Quelles leçons fondamentales avez-vous retenues de Norbert Zongo ?

Norbert Zongo m’a beaucoup transformé. Certes, j’avais du courage pour le travail mais il m’a davantage encouragé. Je m’énervais également vite mais grâce à lui, ce n’est plus le cas.

Comment appréciez-vous le non-lieu prononcé par la justice en faveur de Marcel Kafando, le seul inculpé dans l’affaire Norbert Zongo ?
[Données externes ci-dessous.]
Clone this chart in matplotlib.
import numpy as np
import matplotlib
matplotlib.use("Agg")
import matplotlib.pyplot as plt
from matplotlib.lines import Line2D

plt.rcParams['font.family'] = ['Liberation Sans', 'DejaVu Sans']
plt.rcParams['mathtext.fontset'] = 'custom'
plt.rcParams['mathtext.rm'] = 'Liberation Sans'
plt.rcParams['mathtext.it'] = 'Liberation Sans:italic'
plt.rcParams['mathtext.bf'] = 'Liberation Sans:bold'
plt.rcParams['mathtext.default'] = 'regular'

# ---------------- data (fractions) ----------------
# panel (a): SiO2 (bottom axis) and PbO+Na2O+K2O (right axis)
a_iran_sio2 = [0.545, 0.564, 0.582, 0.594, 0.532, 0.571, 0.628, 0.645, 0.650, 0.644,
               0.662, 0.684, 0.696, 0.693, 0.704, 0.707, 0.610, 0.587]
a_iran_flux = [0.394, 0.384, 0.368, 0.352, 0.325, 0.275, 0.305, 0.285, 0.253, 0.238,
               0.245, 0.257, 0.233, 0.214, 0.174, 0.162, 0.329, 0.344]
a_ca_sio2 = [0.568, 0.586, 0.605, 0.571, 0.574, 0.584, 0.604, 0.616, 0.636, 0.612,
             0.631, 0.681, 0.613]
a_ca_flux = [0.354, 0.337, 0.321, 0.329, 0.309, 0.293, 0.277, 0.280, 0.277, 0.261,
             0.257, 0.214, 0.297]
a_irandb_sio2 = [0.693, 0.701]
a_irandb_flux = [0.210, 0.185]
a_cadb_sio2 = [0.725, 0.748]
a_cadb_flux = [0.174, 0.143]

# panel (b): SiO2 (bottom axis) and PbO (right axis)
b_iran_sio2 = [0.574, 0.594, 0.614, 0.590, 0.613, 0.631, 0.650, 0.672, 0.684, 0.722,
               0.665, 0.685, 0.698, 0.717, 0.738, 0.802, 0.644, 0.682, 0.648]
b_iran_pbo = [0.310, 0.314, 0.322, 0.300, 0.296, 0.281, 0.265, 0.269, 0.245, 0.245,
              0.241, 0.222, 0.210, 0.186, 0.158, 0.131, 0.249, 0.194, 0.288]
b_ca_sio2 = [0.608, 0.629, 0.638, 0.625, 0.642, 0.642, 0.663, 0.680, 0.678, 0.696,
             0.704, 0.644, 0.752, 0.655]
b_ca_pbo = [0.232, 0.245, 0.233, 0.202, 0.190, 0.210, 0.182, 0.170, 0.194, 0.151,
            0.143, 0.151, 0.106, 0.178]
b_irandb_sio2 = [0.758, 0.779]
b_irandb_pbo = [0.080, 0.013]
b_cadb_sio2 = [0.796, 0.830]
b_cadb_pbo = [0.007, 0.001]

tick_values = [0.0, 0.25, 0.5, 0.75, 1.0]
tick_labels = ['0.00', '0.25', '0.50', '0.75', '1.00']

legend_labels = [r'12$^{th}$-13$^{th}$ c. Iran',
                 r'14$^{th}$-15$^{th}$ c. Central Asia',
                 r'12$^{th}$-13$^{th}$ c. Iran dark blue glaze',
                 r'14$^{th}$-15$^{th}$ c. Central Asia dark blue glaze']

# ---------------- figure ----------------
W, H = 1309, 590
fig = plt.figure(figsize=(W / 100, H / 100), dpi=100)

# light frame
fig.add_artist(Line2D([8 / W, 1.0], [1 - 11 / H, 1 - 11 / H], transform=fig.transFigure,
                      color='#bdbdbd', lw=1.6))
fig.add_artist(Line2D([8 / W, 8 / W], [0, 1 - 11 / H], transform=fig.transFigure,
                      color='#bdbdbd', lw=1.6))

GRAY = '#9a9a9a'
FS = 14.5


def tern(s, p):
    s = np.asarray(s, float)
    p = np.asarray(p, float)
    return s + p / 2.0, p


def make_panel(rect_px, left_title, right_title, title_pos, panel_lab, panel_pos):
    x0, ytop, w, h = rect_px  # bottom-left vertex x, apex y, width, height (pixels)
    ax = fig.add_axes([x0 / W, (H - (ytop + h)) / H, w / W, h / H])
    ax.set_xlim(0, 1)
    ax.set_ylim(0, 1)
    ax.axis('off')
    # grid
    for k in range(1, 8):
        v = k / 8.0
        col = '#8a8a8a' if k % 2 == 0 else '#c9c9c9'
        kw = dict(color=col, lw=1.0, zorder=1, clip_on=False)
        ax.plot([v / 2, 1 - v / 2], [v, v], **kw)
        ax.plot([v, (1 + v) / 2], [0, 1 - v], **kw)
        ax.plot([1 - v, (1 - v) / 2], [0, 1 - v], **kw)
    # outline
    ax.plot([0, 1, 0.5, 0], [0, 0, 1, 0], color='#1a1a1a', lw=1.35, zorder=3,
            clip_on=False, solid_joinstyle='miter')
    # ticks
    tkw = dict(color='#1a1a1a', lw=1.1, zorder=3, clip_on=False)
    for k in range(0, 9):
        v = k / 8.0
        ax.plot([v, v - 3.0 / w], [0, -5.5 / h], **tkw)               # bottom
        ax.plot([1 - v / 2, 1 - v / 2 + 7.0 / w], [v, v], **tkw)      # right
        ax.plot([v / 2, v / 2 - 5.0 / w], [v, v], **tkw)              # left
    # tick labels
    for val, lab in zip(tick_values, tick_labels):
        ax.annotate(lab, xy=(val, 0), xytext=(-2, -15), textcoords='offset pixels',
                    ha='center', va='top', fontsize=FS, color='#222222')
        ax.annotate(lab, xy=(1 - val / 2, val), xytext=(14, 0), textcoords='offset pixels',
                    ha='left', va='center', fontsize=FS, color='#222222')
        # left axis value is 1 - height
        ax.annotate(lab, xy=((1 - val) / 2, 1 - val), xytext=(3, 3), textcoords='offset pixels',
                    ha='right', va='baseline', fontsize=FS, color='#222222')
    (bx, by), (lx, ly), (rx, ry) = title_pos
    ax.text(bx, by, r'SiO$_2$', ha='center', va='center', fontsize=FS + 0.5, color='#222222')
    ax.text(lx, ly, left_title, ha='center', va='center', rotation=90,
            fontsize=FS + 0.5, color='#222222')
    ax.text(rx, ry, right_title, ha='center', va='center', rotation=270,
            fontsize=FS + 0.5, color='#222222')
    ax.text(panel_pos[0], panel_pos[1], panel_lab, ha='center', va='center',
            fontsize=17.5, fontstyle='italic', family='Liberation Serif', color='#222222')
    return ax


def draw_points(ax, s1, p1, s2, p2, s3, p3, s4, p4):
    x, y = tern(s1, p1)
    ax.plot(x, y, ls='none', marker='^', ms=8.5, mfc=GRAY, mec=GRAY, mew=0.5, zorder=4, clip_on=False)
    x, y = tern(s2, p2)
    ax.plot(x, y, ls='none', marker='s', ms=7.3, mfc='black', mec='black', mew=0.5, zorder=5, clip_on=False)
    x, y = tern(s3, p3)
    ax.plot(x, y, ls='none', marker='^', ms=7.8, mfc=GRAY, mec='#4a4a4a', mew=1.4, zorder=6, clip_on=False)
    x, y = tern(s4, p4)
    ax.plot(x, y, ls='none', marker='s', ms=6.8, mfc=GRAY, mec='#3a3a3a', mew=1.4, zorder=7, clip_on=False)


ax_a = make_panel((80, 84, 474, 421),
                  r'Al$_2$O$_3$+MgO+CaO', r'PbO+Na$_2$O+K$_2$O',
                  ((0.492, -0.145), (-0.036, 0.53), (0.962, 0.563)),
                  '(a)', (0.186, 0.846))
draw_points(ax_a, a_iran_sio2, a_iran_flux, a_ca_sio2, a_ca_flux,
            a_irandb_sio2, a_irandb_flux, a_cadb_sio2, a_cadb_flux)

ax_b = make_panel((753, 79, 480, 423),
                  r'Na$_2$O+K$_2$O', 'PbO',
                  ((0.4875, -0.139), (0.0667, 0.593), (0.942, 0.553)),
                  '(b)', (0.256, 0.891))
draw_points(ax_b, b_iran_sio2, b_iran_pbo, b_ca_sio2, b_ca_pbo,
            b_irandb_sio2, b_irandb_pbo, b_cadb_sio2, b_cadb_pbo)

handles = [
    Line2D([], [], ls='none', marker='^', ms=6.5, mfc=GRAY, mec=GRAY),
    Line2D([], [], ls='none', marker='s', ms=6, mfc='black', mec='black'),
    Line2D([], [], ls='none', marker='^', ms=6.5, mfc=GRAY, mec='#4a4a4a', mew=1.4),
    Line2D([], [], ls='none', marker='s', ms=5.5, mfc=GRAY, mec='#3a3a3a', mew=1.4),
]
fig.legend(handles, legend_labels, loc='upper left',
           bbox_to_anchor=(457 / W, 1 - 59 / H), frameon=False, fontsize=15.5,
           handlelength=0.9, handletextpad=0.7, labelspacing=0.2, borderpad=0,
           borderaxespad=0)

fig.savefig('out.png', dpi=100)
J’ai senti qu’il y avait quelque chose qui se tramait. Avant que le non-lieu ne soit prononcé, le film « I comme Icare » est passé à la télé. J’ai alors envoyé des messages à certains membres de la famille et à des amis pour leur dire que je pressentais que quelque chose se passerait. Mais je ne savais pas au juste de quoi il s’agissait. Après le non-lieu, certains m’ont contacté pour me dire que j’avais raison. Ceux qui ont fait cela peuvent continuer de faire ce qu’ils veulent mais je ne baisserai pas les bras.

Qu’allez-vous faire ?

Je lutterai à ma manière pour faire comprendre que je suis mécontent. Je connaissais les personnes assassinées ; c’est moi qui ai identifié les corps, j’ai vu ce qu’il en restait. Je ne peux pas ne pas être indigné. Non, je ne baisserai pas les bras.

En termes de perspectives, comment percevez-vous l’idéal Norbert Zongo ?

Nous ne pouvons pas être comblés mais nous souhaitons que les gens soient vraiment des Burkinabè. Pour terminer, je voudrais dire que j’entends les journalistes parler de Norbert Zongo et du journalisme. Mais beaucoup ne parlent pas de ce qu’il a fait pour la protection de l’environnement. J’ai déjà proposé à certains journalistes qui lui étaient proches d’organiser une journée de recueillement au campement du ranch. Mais jusqu’à présent, c’est le statu quo. Il faut que les journalistes s’arment davantage de courage.